How much did you pay and does it have a lifetime subscription or not?
Generally when a TiVo goes from the original Welcome screen (which is stored on a chip on the motherboard and not on the drive) to a plain, featureless gray screen, it means there's a problem with communications between the motherboard and the hard drive, but that the motherboard is at least somewhat aware of the existance of a hard drive.
(If you boot a TiVo with no hard drive attached, data-cable wise, it never moves beyond that first screen to anything else.)
All of the Series 2 and Series 3 TiVo models are subject to possible power supply problems because millions and millions of unintentionally faulty electrolytic capacitors flooded into the global supply chain beginning over a decade and a half ago.
This problem is generally referred to as capacitor plague.
The good news is that if that's your problem it's easily fixable for about $10 in replacement Low ESR caps rated for use at up to 105 degrees C and a little soldering.
If the hard drive can't get quite as much current as it needs to operate properly, that could produce the trouble you're having.
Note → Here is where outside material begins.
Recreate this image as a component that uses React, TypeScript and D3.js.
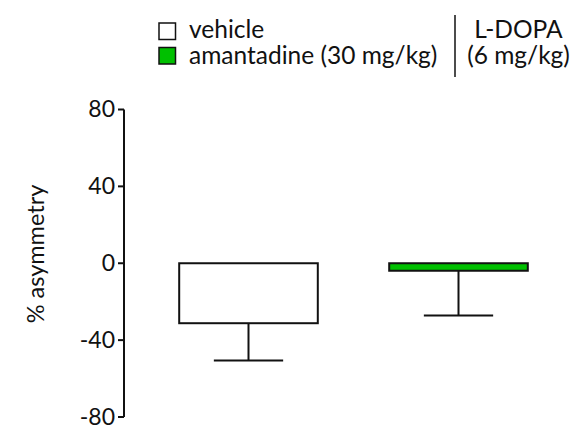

On the other hand, so could a problem with the hard drive itself.
Also possible is faulty data connection between hard drive and motherboard--perhaps due to a combination of heat related expanding and contracting before shipping and getting bounced around during shipping making the data cable come lose at one end or the other.
All of these are going to require using a #10 Torx bit to take the screws out and removing the top from the TiVo chassis.
Lots of people here have worked on their own TiVos, replacing hard drives and repairing power supplies, so we should be able to guide you through the necessary steps.